Richard - Well, we had this opportunity through an educational project funded by The Underwood Trust to do something a bit outlandish and to try and go in an educational direction that hadn’t been done before, even if it was rather high risk. And we thought wouldn’t it be amazing if we could create a normal video game, which was attractive as a video game, but had inside it the idea of the fun of engineering problem solving in a genuine natural way so that we would lure teenagers into solving engineering problems without them realising.

Chris - So it’s science by surversion if you like?

Richard - Yeah, exactly.

Chris - But it is actually good as a game in its own right isn’t it, Diarmid? Is that your motivation because I’ve played it and it’s pretty addictive.

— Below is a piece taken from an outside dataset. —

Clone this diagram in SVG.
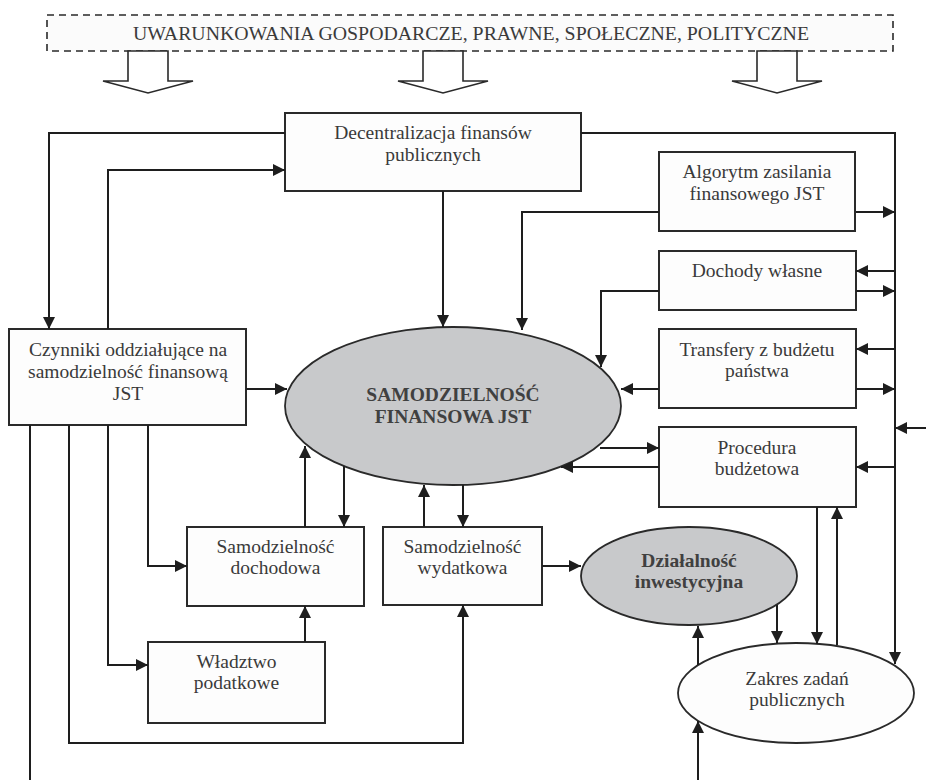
<svg xmlns="http://www.w3.org/2000/svg" width="926" height="780" viewBox="0 0 926 780">
<defs>
<marker id="ah" markerWidth="13" markerHeight="13" refX="12" refY="6" orient="auto" markerUnits="userSpaceOnUse">
<path d="M0,0 L12,6 L0,12 z" fill="#1e1e1e"/>
</marker>
<style>
.box{fill:#fdfdfd;stroke:#2a2a2a;stroke-width:2}
.ell{stroke:#2a2a2a;stroke-width:1.8}
.gray{fill:#c8c9cb}
.white{fill:#fdfdfd}
.t{font-family:"Liberation Serif","Times New Roman",serif;font-size:19.5px;fill:#3a3a3a;text-anchor:middle}
.b{font-weight:bold;fill:#404040}
.c{fill:none;stroke:#1e1e1e;stroke-width:2;marker-end:url(#ah)}
.l{fill:none;stroke:#1e1e1e;stroke-width:2}
.blk{fill:#ffffff;stroke:#2a2a2a;stroke-width:1.6;stroke-linejoin:miter}
</style>
</defs>
<rect width="926" height="780" fill="#ffffff"/>

<g id="banner">
<rect x="47" y="15" width="846" height="36" fill="#fbfbfb" stroke="#2a2a2a" stroke-width="1.6" stroke-dasharray="7,5"/>
<text class="t" x="471" y="40" textLength="676" lengthAdjust="spacingAndGlyphs">UWARUNKOWANIA GOSPODARCZE, PRAWNE, SPOŁECZNE, POLITYCZNE</text>
</g>
<g id="block-arrows">
<polygon class="blk" points="128,51 128,81 103,81 148,93 193,81 168,81 168,51"/>
<polygon class="blk" points="423,51 423,81 398,81 443,93 488,81 463,81 463,51"/>
<polygon class="blk" points="757,51 757,81 732,81 777,93 822,81 797,81 797,51"/>
</g>

<g id="decentralizacja">
<rect class="box" x="285" y="113" width="296" height="78"/>
<text class="t" x="433" y="139">Decentralizacja finansów</text>
<text class="t" x="433" y="161">publicznych</text>
</g>
<g id="czynniki">
<rect class="box" x="9" y="329" width="237" height="96"/>
<text class="t" x="128" y="356">Czynniki oddziałujące na</text>
<text class="t" x="128" y="378">samodzielność finansową</text>
<text class="t" x="128" y="400">JST</text>
</g>
<g id="samodzielnosc">
<ellipse class="ell gray" cx="453" cy="406" rx="168" ry="79"/>
<text class="t b" x="453" y="401">SAMODZIELNOŚĆ</text>
<text class="t b" x="453" y="423">FINANSOWA JST</text>
</g>
<g id="algorytm">
<rect class="box" x="659" y="152" width="196" height="79"/>
<text class="t" x="757" y="178">Algorytm zasilania</text>
<text class="t" x="757" y="200">finansowego JST</text>
</g>
<g id="dochody">
<rect class="box" x="659" y="251" width="197" height="59"/>
<text class="t" x="757" y="277">Dochody własne</text>
</g>
<g id="transfery">
<rect class="box" x="659" y="329" width="197" height="79"/>
<text class="t" x="757" y="356">Transfery z budżetu</text>
<text class="t" x="757" y="377">państwa</text>
</g>
<g id="procedura">
<rect class="box" x="659" y="427" width="197" height="80"/>
<text class="t" x="757" y="454">Procedura</text>
<text class="t" x="757" y="475">budżetowa</text>
</g>
<g id="dochodowa">
<rect class="box" x="187" y="527" width="177" height="79"/>
<text class="t" x="275.5" y="553">Samodzielność</text>
<text class="t" x="275.5" y="574">dochodowa</text>
</g>
<g id="wydatkowa">
<rect class="box" x="383" y="527" width="159" height="78"/>
<text class="t" x="462.5" y="553">Samodzielność</text>
<text class="t" x="462.5" y="574">wydatkowa</text>
</g>
<g id="wladztwo">
<rect class="box" x="148" y="642" width="177" height="81"/>
<text class="t" x="236.5" y="668">Władztwo</text>
<text class="t" x="236.5" y="689">podatkowe</text>
</g>
<g id="dzialalnosc">
<ellipse class="ell gray" cx="689" cy="576" rx="108" ry="49"/>
<text class="t b" x="689" y="567">Działalność</text>
<text class="t b" x="689" y="588">inwestycyjna</text>
</g>
<g id="zakres">
<ellipse class="ell white" cx="796" cy="693" rx="118" ry="50"/>
<text class="t" x="797" y="685">Zakres zadań</text>
<text class="t" x="797" y="706">publicznych</text>
</g>

<g id="connectors">
<path class="c" d="M285,133 H49 V329"/>
<path class="c" d="M108,329 V170 H285"/>
<path class="c" d="M443,191 V327"/>
<path class="c" d="M581,133 H895 V664"/>
<path class="c" d="M856,212 H895"/>
<path class="c" d="M659,212 H522 V330"/>
<path class="c" d="M895,271 H856"/>
<path class="c" d="M856,291 H895"/>
<path class="c" d="M659,291 H601 V367"/>
<path class="c" d="M895,349 H856"/>
<path class="c" d="M856,389 H895"/>
<path class="c" d="M659,389 H621"/>
<path class="c" d="M926,428 H895"/>
<path class="c" d="M895,467 H856"/>
<path class="c" d="M600,448 H659"/>
<path class="c" d="M659,467 H561"/>
<path class="c" d="M817,507 V644"/>
<path class="c" d="M837,645 V507"/>
<path class="c" d="M777,605 V643"/>
<path class="c" d="M698,665 V626"/>
<path class="c" d="M698,780 V721"/>
<path class="c" d="M542,566 H581"/>
<path class="c" d="M424,527 V485"/>
<path class="c" d="M463,485 V527"/>
<path class="c" d="M69,425 V743 H463 V605"/>
<path class="c" d="M305,527 V446"/>
<path class="c" d="M344,466 V527"/>
<path class="c" d="M305,642 V606"/>
<path class="c" d="M148,425 V566 H187"/>
<path class="c" d="M108,425 V665 H148"/>
<path class="l" d="M30,425 V780"/>
<path class="c" d="M246,389 H287"/>
</g>
</svg>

Diarmid - Yes. A lot of educational games tend to be delivered through the classroom so they only ever end up having to be more fun than the lesson they’re replacing. And the whole idea with WIRED was saying let’s show that engineering is genuinely fun so let’s deliver it through gaming websites instead of the classroom so that people can choose to play it, so it needs to be at least as fun as other games that people choose to play. All the way through from the beginning it’s been designed with fun as being its primary driving force.

Chris - Well, I asked a young person to have a go of it? Would you like to hear? I’ve recorded having a go…

Diarmid - Yeah, I would.

Amelia - Hello. My name’s Amelia and I’m 12, and I’ve just been playing this really fun game called WIRED. You have to wire up circuits which make doors and platforms move so you can get around a school. I learned what a short circuit is. That you have to wire up machines correctly, you have to have a power supply to the machine and also you can’t have too many machines connected to a power supply, and the more machines you have connected to a power supply the machines will go slower.

This is a good game because I’m learning something and it’s definitely fun to do when you’re bored in the holidays.

Chris - Quite an endorsement that. Why did you go down the electricity route though, Richard? Why choose that subject?

Richard - I think it came from interviewing students for admission over many many years where I was surprised by how many people didn’t really understand the concepts behind voltage and current. Perhaps because you have to get both of them at the same time. You have to get voltage in order to get current. You have to get current in order to get voltage. And I thought this is maybe something that if we could get people to feel it, to experience it, to actually interact with it rather than just see it as a load of equations on paper it might help.

Chris - Diarmid, how have people received this? Obviously my n of 1 study there seemed to receive an enthusiastic appraisal, but what about the wider community? What sort of feedback are you getting? And also, one criticism leveled at projects like this is it’s one thing to do some public outreach and engagement, but it’s another to actually change people’s mindsets. Have you got sort of evidence that this is doing what Richard’s saying it aspires to do, which is to educate people more about the science of electricity?

Diarmid - The game has only been out for a few weeks, so all we’ve got so far is I guess feedback on the gaming websites where it’s been up and we’ve had lots of really positive messages up there. People just saying it’s very fun and I’ve learnt a lot. And I guess what’s gratifying is that because it’s up on a gaming website people are comparing it to other games and saying it’s a good game, it’s fun. But it’s not divorced from the education, they’re saying it’s fun that I learnt stuff as well. So the informal feedback has been very positive but I think it’s too early to say yet. We haven’t done formal studies about its educational effectiveness.